Si diceva che nella prossima stagione ci sarebbero state pochissime nuove produzioni, e invece ne arriveranno almeno quattro: due della Rancia, ovvero "The Producers" e "Sweet Charity", poi forse c'è "Mamma mia!" e infine il nuovo "Dracula" di David Zard, con le musiche della PFM. Altre ne verranno. Allora, questa crisi c'è o no?

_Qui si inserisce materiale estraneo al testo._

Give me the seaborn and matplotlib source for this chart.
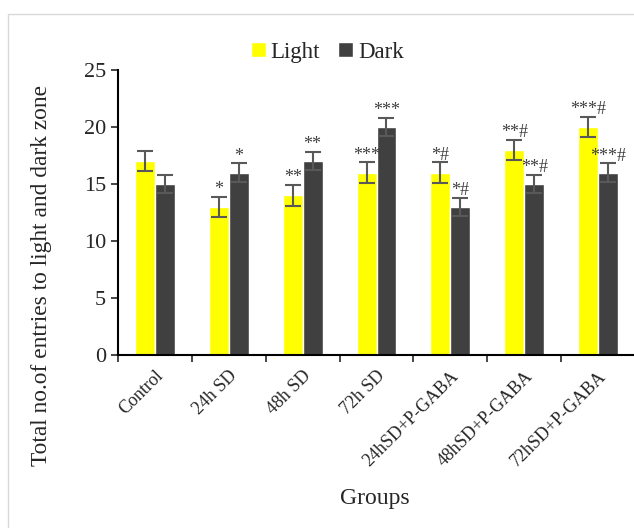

La crisi c'è, perché si è obbligati a lavorare con budget ridottissimi, proprio all'osso. E' molto faticoso e impegnativo soprattutto per le persone che devi scritturare, per i materiali, bisogna davvero ingegnarsi in mille modi per riuscire a risparmiare. La Rancia fa questo lavoro da quindici anni, ha fatto cose molto importanti e tenta di proseguire per questa strada; è una casualità che siano venuti fuori due grossi titoli nello stesso anno, ma ci sono state una serie di concomitanze e non abbiamo potuto dire di no. E per Saverio Marconi sarà davvero una sfaticata. Per quanto riguarda "Mamma mia"... aspettiamo e speriamo che vada bene! Tutti noi ce lo auguriamo, perché è quello che la Rancia ha tentato di fare con Pinocchio e Zard con Notre Dame, cioè uno spettacolo stabile in una città, e se la cosa funziona si apre un mercato per tutti quanti.

E intanto in Italia continuano a mancare i grandi musical degli anni Ottanta e Novanta, dal Phantom a Les Miserables... Continuiamo a vedere i titoli classici come West Side Story, Hello Dolly, Sette Spose (e onore al merito alla Rancia che ci ha creduto) oppure le nuove mega produzioni come Notre Dame o Pinocchio... e tutti i 20 anni in mezzo?

Non è facile produrre certi spettacoli, sia per i costi che per la cultura teatrale italiana. E' difficile portare il pubblico a teatro, ed è ancora più difficile farlo spostare da una città all'altra per andare a teatro. Quelle sono produzioni che devono essere stanziali, o comunque fare lunghi periodi nelle città. E spesso non ti concedono i diritti se non lo fai con l'orchestra, o se non usi quel tot di fari... Prendi Chicago, per esempio. L'allestimento era identico a quello che vedi a Londra o a Broadway. Ma non ha avuto successo, purtroppo; e non hanno potuto riprenderlo il secondo anno perché andava rifatto allo stesso modo e quindi con gli stessi costi, e per una tournee sarebbe stato insostenibile. Ora io stesso, stando anche dalla parte produttiva di uno show, mi rendo conto benissimo di come stanno le cose. E mi piacerebbe potervi raccontare - magari proprio qui, su "Amici del musical"- tutto quello che ho vissuto in questo periodo: dagli aspetti positivi, come l'entusiasmo, l'apprezzamento, la gratificazione, alla fatica di portarlo in giro. Perché un spettacolo come Nunsense, nel momento in cui devo venderlo nei teatri, deve scontrarsi con spettacoli di prosa che magari hanno il grande nome in cartellone ma che costano molto meno di una piccola produzione come la nostra. E allora fatichiamo a trovare un mercato... Io ci ho investito dei soldi, e se quest'estate va bene pareggerò i conti. Ma per fortuna in tutti questi anni ho seminato bene, e tecnici e attori mi danno una mano: magari prendono di meno, ma sono entusiasti, fanno piazze importanti, e si divertono, come la gente in sala!

Che dire allora in questi casi... In bocca al lupo?

In bocca al lupo... e un caro saluto agli Amici del Musical!